Al ser la hora de salida, muchos de sus compañeros de clase y de otros grados escucharon a la mamá de Mariano y desde ese día comenzaron a llamarla así, “La niña de la no sonrisa”, lo que produjo en Raymunda sentimientos encontrados entre el odio y la gratitud. ¡Qué le importaba a esa vieja cotorra si ella no sonreía! Simplemente, lo que hablaba con su chillona voz, no era ni remotamente interesante o gracioso. Por otro lado, prefería ser llamada así a que se dirigieran a ella como Ray, Raymunda, Raymundita, etc.

La niña de la no sonrisa se imaginó tantas veces cortando la lengua de la ridícula mamá de Mariano, incluso anotó en un cuaderno un sinfín de formas de hacerla callar para siempre: ahogándola mientras la hacía tragar las verrugas de las manos de su hijo, cortando de una sola vez la lengua mientras la veía caer, colocando una bolsa de plástico en su cabeza hasta ver colgar su cuello, arrancando la lengua de la vieja con sus propias manos. ¡Vaya! Había tantas y tantas opciones.

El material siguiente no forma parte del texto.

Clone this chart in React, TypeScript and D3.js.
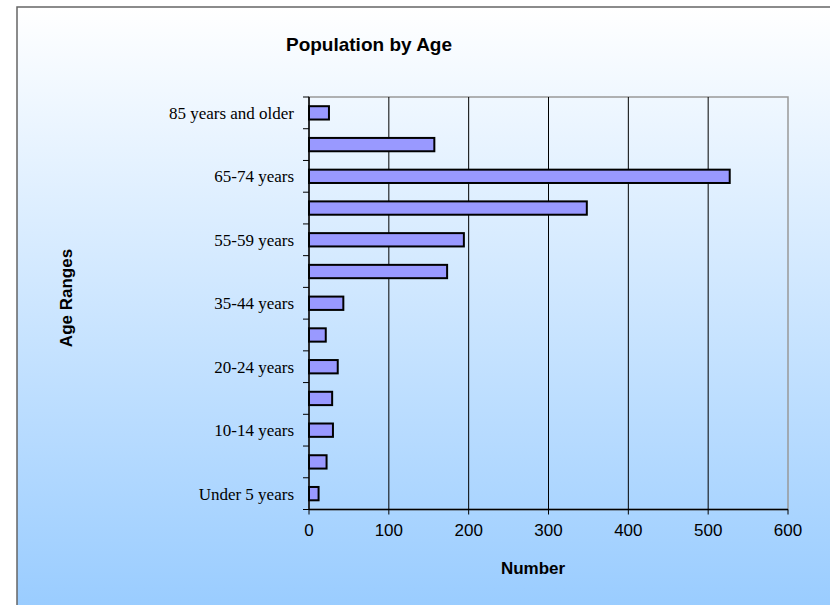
import React, { useEffect, useRef } from 'react';
import * as d3 from 'd3';

// age groups, bottom to top
const ageGroups = [
  'Under 5 years', '5-9 years', '10-14 years', '15-19 years', '20-24 years',
  '25-34 years', '35-44 years', '45-54 years', '55-59 years', '60-64 years',
  '65-74 years', '75-84 years', '85 years and older',
];
const population = [12, 22, 30, 29, 36, 21, 43, 173, 194, 348, 527, 157, 25];
const xTicks = [0, 100, 200, 300, 400, 500, 600];

export default function App() {
  const svgRef = useRef<SVGSVGElement>(null);

  useEffect(() => {
    if (!svgRef.current) return;
    document.body.style.margin = '0';
    document.body.style.overflow = 'hidden';

    const svg = d3.select(svgRef.current);
    svg.selectAll('*').remove();

    const width = 830;
    const height = 605;
    const plot = { left: 309, top: 97, right: 788, bottom: 509.5 };
    const sans = '"Liberation Sans", Arial, sans-serif';

    // background gradient
    const defs = svg.append('defs');
    const grad = defs.append('linearGradient')
      .attr('id', 'bg')
      .attr('x1', 0).attr('y1', 0).attr('x2', 0).attr('y2', 1);
    grad.append('stop').attr('offset', '0%').attr('stop-color', '#ffffff');
    grad.append('stop').attr('offset', '100%').attr('stop-color', '#99ccff');

    svg.append('rect')
      .attr('x', 0).attr('y', 0)
      .attr('width', width).attr('height', height)
      .attr('fill', '#ffffff');

    svg.append('rect')
      .attr('x', 17).attr('y', 7)
      .attr('width', width).attr('height', height)
      .attr('fill', 'url(#bg)')
      .attr('stroke', '#666666')
      .attr('stroke-width', 1.5);

    const x = d3.scaleLinear().domain([0, 600]).range([plot.left, plot.right]);
    const y = d3.scaleBand<string>()
      .domain(ageGroups.slice().reverse())
      .range([plot.top, plot.bottom])
      .paddingInner(0.58)
      .paddingOuter(0.29);

    const g = svg.append('g');

    // plot area border (top & right gray)
    g.append('rect')
      .attr('x', plot.left).attr('y', plot.top)
      .attr('width', plot.right - plot.left).attr('height', plot.bottom - plot.top)
      .attr('fill', 'none')
      .attr('stroke', '#999999')
      .attr('stroke-width', 1.5);

    // gridlines
    g.selectAll('.grid')
      .data(xTicks.slice(1, -1))
      .enter()
      .append('line')
      .attr('x1', d => x(d)).attr('x2', d => x(d))
      .attr('y1', plot.top).attr('y2', plot.bottom)
      .attr('stroke', '#000')
      .attr('stroke-width', 1);

    // bars
    g.selectAll('.bar')
      .data(ageGroups.map((a, i) => ({ a, v: population[i] })))
      .enter()
      .append('rect')
      .attr('x', x(0))
      .attr('y', d => y(d.a) || 0)
      .attr('width', d => x(d.v) - x(0))
      .attr('height', y.bandwidth())
      .attr('fill', '#9999ff')
      .attr('stroke', '#000')
      .attr('stroke-width', 2);

    // y axis
    const step = y.step();
    const boundaries = d3.range(ageGroups.length + 1).map(i => plot.top + i * step);
    g.append('line')
      .attr('x1', plot.left).attr('x2', plot.left)
      .attr('y1', plot.top).attr('y2', plot.bottom)
      .attr('stroke', '#000').attr('stroke-width', 1.5);
    g.selectAll('.ytick')
      .data(boundaries)
      .enter()
      .append('line')
      .attr('x1', plot.left - 6).attr('x2', plot.left)
      .attr('y1', d => d).attr('y2', d => d)
      .attr('stroke', '#000').attr('stroke-width', 1);

    g.selectAll('.ylabel')
      .data(ageGroups.filter((_, i) => i % 2 === 0))
      .enter()
      .append('text')
      .attr('x', 294)
      .attr('y', d => (y(d) || 0) + y.bandwidth() / 2)
      .attr('dy', '0.35em')
      .attr('text-anchor', 'end')
      .style('font-family', '"Liberation Serif", "Times New Roman", serif')
      .style('font-size', '17px')
      .attr('fill', '#000')
      .text(d => d);

    // x axis
    g.append('line')
      .attr('x1', plot.left).attr('x2', plot.right)
      .attr('y1', plot.bottom).attr('y2', plot.bottom)
      .attr('stroke', '#000').attr('stroke-width', 1.5);
    g.selectAll('.xtick')
      .data(xTicks)
      .enter()
      .append('line')
      .attr('x1', d => x(d)).attr('x2', d => x(d))
      .attr('y1', plot.bottom).attr('y2', plot.bottom + 5)
      .attr('stroke', '#000').attr('stroke-width', 1);
    g.selectAll('.xlabel')
      .data(xTicks)
      .enter()
      .append('text')
      .attr('x', d => x(d))
      .attr('y', 536)
      .attr('text-anchor', 'middle')
      .style('font-family', sans)
      .style('font-size', '17px')
      .attr('fill', '#000')
      .text(d => d);

    // axis titles
    svg.append('text')
      .attr('x', 533).attr('y', 574)
      .attr('text-anchor', 'middle')
      .style('font-family', sans)
      .style('font-size', '17px')
      .style('font-weight', 'bold')
      .text('Number');

    svg.append('text')
      .attr('transform', 'translate(72,298) rotate(-90)')
      .attr('text-anchor', 'middle')
      .style('font-family', sans)
      .style('font-size', '17px')
      .style('font-weight', 'bold')
      .text('Age Ranges');

    svg.append('text')
      .attr('x', 369).attr('y', 51)
      .attr('text-anchor', 'middle')
      .style('font-family', sans)
      .style('font-size', '19px')
      .style('font-weight', 'bold')
      .text('Population by Age');
  }, []);

  return (
    <div style={{ position: 'fixed', left: 0, top: 0 }}>
      <svg ref={svgRef} width={830} height={605} style={{ display: 'block' }}></svg>
    </div>
  );
}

Esa idea de la muerte la rondó, la sedujo, la invitó a fantasear con ser ella quien decidiera sobre la vida de otros. Su juego favorito consistió en escribir cómo eliminar de su mundo a esos que no toleraba: el profesor gordo de educación física; su tía abuela que siempre la llenaba de baba cuando le daba besos; Ana Paula, la niña que se sentaba junto a ella en el salón y que no dejaba de hablar de su vida insulsa; a su madre, por ser amiga de la mamá de Mariano; a los perros de sus vecinos que no dejaban de ladrar y no le permitían seguir pensando otras mil maneras de matar. Raymunda se preguntó por qué solo hablan de asesinos seriales si también podrían existir y hablar de asesinas seriales… Quizá era tiempo de hacer historia.

Se encontraba sola en el recreo cuando se topó de nuevo a un caracol que estaba inmóvil bajo el sol abrasador del mediodía. Ella se agachó y lo miró con desprecio mientras un grupo de niñas –entre ellas Ana Paula– se acercó y en tono burlón preguntaron «¿Qué haces, «Niña de la no sonrisa»? Pareces tonta mirando a ese caracol», y comenzaron a reír. Raymunda se puso de pie, miró al caracol, levantó la vista y sin despegarla del grupo de niñas, lo aplastó y el crujido sonó lo suficiente para que algunas chiquillas pusieran cara de asco y otras caras de asombro, mientras que a Raymunda se le escapó una gran sonrisa de satisfacción que dirigió directo a su compañera Ana Paula y le aseguró «Quizá es hora de empezar a sonreír, querida… Tú serás el motivo».